Aquel paseo nocturno por todas las estancias de Villa Amparo tuvo un sabor a despedida. Carmen iba tocando en silencio paredes, cuadros y todo lo que salía a su encuentro y rememorando momentos vividos. Y lentamente acabó refugiándose en su alcoba. Ya recostada en la cama y con la tenue luz que siempre dejaba en la mesilla de noche, cerró los ojos y una lágrima resbaló, serpenteante, por sus arrugas hasta morir en la almohada. Morir. Igual que ella. Despacio, tranquila, dejando a un lado el dolor que ya no sentía y durmiendo ese último sueño que le conduciría a la paz de esa otra vida tan ansiada. Y así fue hallada a la mañana siguiente por su vecina que contaba con un juego de llaves para imprevistos al ver que no respondía Carmen a sus llamadas.
El sepelio coincidió con uno de esos pocos e inusuales días grises para aquellos más acostumbrados a esa cadenciosa brisa de Levante.
Y Ramón, tras decisión meditada con la familia, regresó aquel verano que ya arrancaba a Villa Amparo. Su mujer, él y los niños empezaron a descorrer cortinas, quitar polvo y revisar en qué condiciones se encontraba aquella gran casa. Bueno, más bien Ramón y su mujer, los tres niños salieron bien pronto al jardín trasero de la casa y los naranjos y resto de árboles sedientos de agua y necesitados de una buena poda parecieron alegrarse por escuchar risas y correrías de nuevo.
El verano devolvió a Villa Amparo el esplendor de antaño. La casa solariega recuperó su luz, el ruido de alojar a una familia joven, las veladas en el jardín con invitados que comenzaban a media tarde y acababan bien entrada la noche. Con los cantos típicos de la huerta: ‘Les Albaes’ y el acompañamiento de la música de rondalla: guitarras, bandurrias y algún laúd que aportaban vecinos y amigos.
Pero septiembre siempre nos coloca en su sitio y fue presagio de un otoño enfermizo. El benjamín de la familia sufrió una fuerte subida de azúcar que lo tuvo gravemente enfermo y para cuando consiguieron estabilizarlo, noviembre lo recibió con su visión reducida al diez por ciento.
Villa Amparo parece abocada a alternar grandes veladas con otros días de silencio, dolor y duelo.
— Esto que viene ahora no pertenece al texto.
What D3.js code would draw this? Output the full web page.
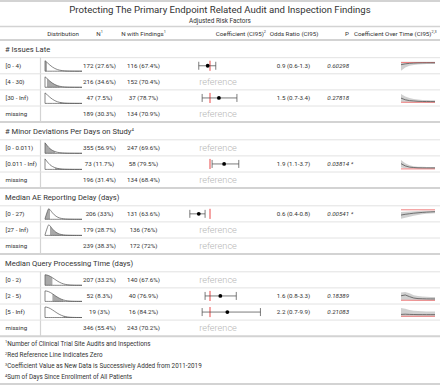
<!DOCTYPE html>
<html><head><meta charset="utf-8">
<script src="https://cdn.jsdelivr.net/npm/d3@7"></script>
<style>
html,body{margin:0;padding:0;background:#fff;}
svg text{font-family:Roboto,"Noto Sans",sans-serif;}
</style></head>
<body>
<svg id="chart" width="440" height="385"></svg>
<script>
// ---------------- data ----------------
const title = "Protecting The Primary Endpoint Related Audit and Inspection Findings";
const subtitle = "Adjusted Risk Factors";
const groupNames = ["# Issues Late", "# Minor Deviations Per Days on Study", "Median AE Reporting Delay (days)", "Median Query Processing Time (days)"];
const groupSup = ["", "4", "", ""];
const rowGroup = [0,0,0,0, 1,1,1, 2,2,2, 3,3,3,3];
const rowLabels = ["[0 - 4)","[4 - 30)","[30 - Inf)","missing","[0 - 0.011)","[0.011 - Inf)","missing","[0 - 27)","[27 - Inf)","missing","[0 - 2)","[2 - 5)","[5 - Inf)","missing"];
const nCount = [172,216,47,189, 355,73,196, 206,179,239, 207,52,19,346];
const nPct = [27.6,34.6,7.5,30.3, 56.9,11.7,31.4, 33,28.7,38.3, 33.2,8.3,3,55.4];
const fCount = [116,152,37,134, 247,58,134, 131,136,172, 140,40,16,243];
const fPct = [67.4,70.4,78.7,70.9, 69.6,79.5,68.4, 63.6,76,72, 67.6,76.9,84.2,70.2];
const orEst = [0.9,null,1.5,null, null,1.9,null, 0.6,null,null, null,1.6,2.2,null];
const orLo  = [0.6,null,0.7,null, null,1.1,null, 0.4,null,null, null,0.8,0.7,null];
const orHi  = [1.3,null,3.4,null, null,3.7,null, 0.8,null,null, null,3.3,9.9,null];
const pVal  = ["0.60298",null,"0.27818",null, null,"0.03814",null, "0.00541",null,null, null,"0.18389","0.21083",null];

// distribution (density samples, evenly spaced over [0, domMax])
const distDomMax = [75, 0.04, 200, 10];
const distIssues = [1.0,0.80,0.58,0.40,0.26,0.16,0.095,0.055,0.03,0.017,0.01,0.006,0.004,0.002,0.001,0.0];
const distMinor  = [1.0,0.70,0.45,0.28,0.17,0.10,0.06,0.035,0.02,0.012,0.007,0.004,0.002,0.001,0.0,0.0];
const distAE     = [0.05,0.6,1.0,0.85,0.62,0.43,0.29,0.19,0.12,0.08,0.05,0.03,0.02,0.012,0.008,0.005,0.003,0.002,0.001,0.0,0.0];
const distQuery  = [1.0,0.98,0.923,0.835,0.726,0.607,0.487,0.375,0.278,0.198,0.135,0.089,0.056,0.034,0.02,0.011,0.006,0.003,0.002,0.001,0.0];
const distByGroup = [distIssues, distMinor, distAE, distQuery];
const binLo = [0,4,30,null, 0,0.011,null, 0,27,null, 0,2,5,null];
const binHi = [4,30,75,null, 0.011,0.04,null, 27,200,null, 2,5,10,null];

// coefficient over time (log odds), 2011-2019
const years = [2011,2012,2013,2014,2015,2016,2017,2018,2019];
const trendEst = {
  0: [-0.8,-0.5,-0.3,-0.2,-0.15,-0.12,-0.11,-0.1,-0.105],
  2: [2.5,1.5,1.0,0.8,0.6,0.5,0.45,0.42,0.405],
  5: [3.5,2.0,1.2,0.9,0.75,0.7,0.67,0.65,0.642],
  7: [-1.4,-1.2,-1.05,-0.9,-0.8,-0.7,-0.62,-0.56,-0.51],
  11:[1.6,1.9,1.3,0.8,0.6,0.55,0.5,0.48,0.47],
  12:[0.9,1.0,0.9,0.85,0.8,0.8,0.79,0.79,0.79]
};
const trendLo = {
  0: [-3.0,-1.8,-1.2,-0.9,-0.7,-0.6,-0.55,-0.52,-0.51],
  2: [0.2,-0.1,-0.2,-0.25,-0.3,-0.33,-0.35,-0.36,-0.357],
  5: [1.0,0.5,0.3,0.2,0.15,0.12,0.1,0.1,0.095],
  7: [-2.4,-2.1,-1.85,-1.6,-1.4,-1.2,-1.08,-1.0,-0.916],
  11:[-0.1,0.1,0.0,-0.1,-0.15,-0.2,-0.2,-0.22,-0.223],
  12:[-0.3,-0.3,-0.35,-0.35,-0.36,-0.36,-0.357,-0.357,-0.357]
};
const trendHi = {
  0: [0.3,0.3,0.3,0.28,0.27,0.27,0.26,0.26,0.26],
  2: [5.0,3.5,2.5,2.0,1.6,1.4,1.3,1.25,1.224],
  5: [6.0,3.8,2.4,1.8,1.5,1.4,1.35,1.32,1.308],
  7: [-0.6,-0.5,-0.42,-0.36,-0.32,-0.28,-0.25,-0.23,-0.223],
  11:[2.8,3.0,2.5,1.8,1.5,1.35,1.25,1.2,1.194],
  12:[4.0,3.6,3.0,2.7,2.5,2.4,2.35,2.3,2.293]
};
const footnotes = [
  ["1","Number of Clinical Trial Site Audits and Inspections"],
  ["2","Red Reference Line Indicates Zero"],
  ["3","Coefficient Value as New Data is Successively Added from 2011-2019"],
  ["4","Sum of Days Since Enrollment of All Patients"]
];

// ---------------- layout ----------------
const svg = d3.select("#chart");
const W = 440;
const headerBottom = 40, groupH = 17.7, rowH = 16.1;
const txt = "#333";
const lineLight = "#e2e2e2", lineMid = "#d3d3d3";

// compute row positions
const rowTop = [], groupTop = [];
let y = headerBottom;
rowLabels.forEach((d,i)=>{
  if (i===0 || rowGroup[i]!==rowGroup[i-1]) { groupTop[rowGroup[i]] = y; y += groupH; }
  rowTop[i] = y; y += rowH;
});
const bodyBottom = y;

function hline(y0, color, w, x0=0, x1=W){
  svg.append("line").attr("x1",x0).attr("x2",x1).attr("y1",y0).attr("y2",y0)
    .attr("stroke",color).attr("stroke-width",w);
}

// top border, title
hline(1, lineMid, 2);
svg.append("text").attr("x",220).attr("y",12.5).attr("text-anchor","middle")
  .attr("font-size",9.6).attr("fill",txt).text(title);
svg.append("text").attr("x",220).attr("y",22.5).attr("text-anchor","middle")
  .attr("font-size",6.4).attr("fill",txt).text(subtitle);
hline(26.5, lineMid, 1.5);

// column headers
function header(x, anchor, label, sup){
  const t = svg.append("text").attr("x",x).attr("y",35.5).attr("text-anchor",anchor)
    .attr("font-size",6.2).attr("fill",txt);
  t.append("tspan").text(label);
  if (sup) t.append("tspan").attr("font-size",3.8).attr("dy",-2.4).text(sup);
}
header(63,"middle","Distribution");
header(99.5,"middle","N","1");
header(143.5,"middle","N with Findings","1");
header(266,"end","Coefficient (CI95)","2");
header(294,"middle","Odds Ratio (CI95)");
header(349,"end","P");
header(354,"start","Coefficient Over Time (CI95)","2,3");
hline(40, lineMid, 2);

// groups
groupNames.forEach((g,gi)=>{
  const gy = groupTop[gi];
  if (gi>0) hline(gy, lineMid, 2);
  const t = svg.append("text").attr("x",5).attr("y",gy+12.3).attr("font-size",7.6).attr("fill",txt);
  t.append("tspan").text(g);
  if (groupSup[gi]) t.append("tspan").attr("font-size",4.2).attr("dy",-3).text(groupSup[gi]);
  hline(gy+groupH, lineLight, 1);
  // stub border
  const rows = rowGroup.map((r,i)=>r===gi?i:-1).filter(i=>i>=0);
  svg.append("line").attr("x1",40.5).attr("x2",40.5)
    .attr("y1",rowTop[rows[0]]).attr("y2",rowTop[rows[rows.length-1]]+rowH)
    .attr("stroke",lineMid).attr("stroke-width",1.2);
});

// scales
const xCoef = d3.scaleLinear().domain([-1.5, 2.5]).range([177, 265]);
const xTime = d3.scaleLinear().domain([2011, 2019]).range([401, 435]);
const defs = svg.append("defs");

rowLabels.forEach((lab,i)=>{
  const top = rowTop[i], cy = top + rowH/2;
  if (i>0 && rowGroup[i]===rowGroup[i-1]) hline(top, lineLight, 1);
  svg.append("text").attr("x",5.5).attr("y",cy+2.2).attr("font-size",6.2).attr("fill",txt).text(lab);
  svg.append("text").attr("x",99.5).attr("y",cy+2.2).attr("text-anchor","middle")
    .attr("font-size",6.2).attr("fill",txt).text(`${nCount[i]} (${nPct[i]}%)`);
  svg.append("text").attr("x",143.5).attr("y",cy+2.2).attr("text-anchor","middle")
    .attr("font-size",6.2).attr("fill",txt).text(`${fCount[i]} (${fPct[i]}%)`);

  // distribution
  if (binLo[i]!==null){
    const dens = distByGroup[rowGroup[i]];
    const dmax = distDomMax[rowGroup[i]];
    const xd = d3.scaleLinear().domain([0,dmax]).range([45,82]);
    const yd = d3.scaleLinear().domain([0,1]).range([top+13.5, top+3]);
    const pts = dens.map((v,k)=>[k*dmax/(dens.length-1), v]);
    const area = d3.area().x(d=>xd(d[0])).y0(yd(0)).y1(d=>yd(d[1])).curve(d3.curveMonotoneX);
    const cid = "clip"+i;
    defs.append("clipPath").attr("id",cid).append("rect")
      .attr("x",xd(binLo[i])).attr("width",xd(binHi[i])-xd(binLo[i]))
      .attr("y",top).attr("height",rowH);
    svg.append("path").attr("d",area(pts)).attr("fill","#a9a9a9").attr("clip-path",`url(#${cid})`);
    svg.append("path").attr("d",area(pts)).attr("fill","none").attr("stroke","#555").attr("stroke-width",0.7);
  }

  // coefficient
  if (orEst[i]===null){
    svg.append("text").attr("x",218).attr("y",cy+3.2).attr("text-anchor","middle")
      .attr("font-size",9.2).attr("font-weight",300).attr("fill","#b5b5b5").text("reference");
  } else {
    const l = xCoef(Math.log(orLo[i])), h = xCoef(Math.log(orHi[i])), e = xCoef(Math.log(orEst[i]));
    svg.append("rect").attr("x",xCoef(0)-1).attr("width",2).attr("y",top+3).attr("height",rowH-6)
      .attr("fill","#f4a3a3");
    svg.append("line").attr("x1",l).attr("x2",h).attr("y1",cy).attr("y2",cy).attr("stroke","#444").attr("stroke-width",0.7);
    [l,h].forEach(xx=>svg.append("line").attr("x1",xx).attr("x2",xx).attr("y1",cy-4).attr("y2",cy+4)
      .attr("stroke","#444").attr("stroke-width",0.7));
    svg.append("circle").attr("cx",e).attr("cy",cy).attr("r",1.9).attr("fill","#000");
    svg.append("text").attr("x",293.5).attr("y",cy+2.2).attr("text-anchor","middle")
      .attr("font-size",6.2).attr("fill",txt)
      .text(`${orEst[i].toFixed(1)} (${orLo[i].toFixed(1)}-${orHi[i].toFixed(1)})`);
    const p = +pVal[i];
    svg.append("text").attr("x",327.3).attr("y",cy+2.2).attr("font-size",6.2)
      .attr("font-style","italic").attr("fill",txt).text(pVal[i] + (p<0.05?" *":""));

    // over time
    const est = trendEst[i], lo = trendLo[i], hi = trendHi[i];
    const yt = d3.scaleLinear().domain([Math.min(0,d3.min(lo)), Math.max(0,d3.max(hi))]).range([top+13, top+4]);
    const band = d3.area().x((d,k)=>xTime(years[k])).y0((d,k)=>yt(lo[k])).y1((d,k)=>yt(hi[k]));
    svg.append("path").attr("d",band(est)).attr("fill","#c8c8c8").attr("opacity",0.85);
    svg.append("line").attr("x1",xTime(2011)).attr("x2",xTime(2019)).attr("y1",yt(0)).attr("y2",yt(0))
      .attr("stroke","#f08080").attr("stroke-width",1);
    const ln = d3.line().x((d,k)=>xTime(years[k])).y(d=>yt(d));
    svg.append("path").attr("d",ln(est)).attr("fill","none").attr("stroke","#555").attr("stroke-width",0.8);
  }
});

hline(bodyBottom, lineMid, 2);

// footnotes
footnotes.forEach((f,k)=>{
  const t = svg.append("text").attr("x",5).attr("y",bodyBottom+9.5+k*11.2).attr("font-size",6.3).attr("fill",txt);
  t.append("tspan").attr("font-size",4).attr("dy",-2.3).text(f[0]);
  t.append("tspan").attr("dy",2.3).text(f[1]);
});
hline(384, lineMid, 2);
</script>
</body></html>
Ahora, el pequeño de la casa, sin apenas visibilidad, transita por la Villa, despacio, rozando y tocando con sus manitas paredes, cuadros, mobiliario y todo lo que encuentra a su paso; interiorizando y reconociendo al detalle todos los espacios y rincones de casa. Y lo hace extrañamente seguro. Será porque, mientras, Carmen, su tía abuela, reproduce, noche tras noche, ese mismo paseo y llega a sentir las manitas suaves del niño al que conduce y que ahora comparte con ella y hace menos solitaria aquella gran casa que es y será Villa Amparo.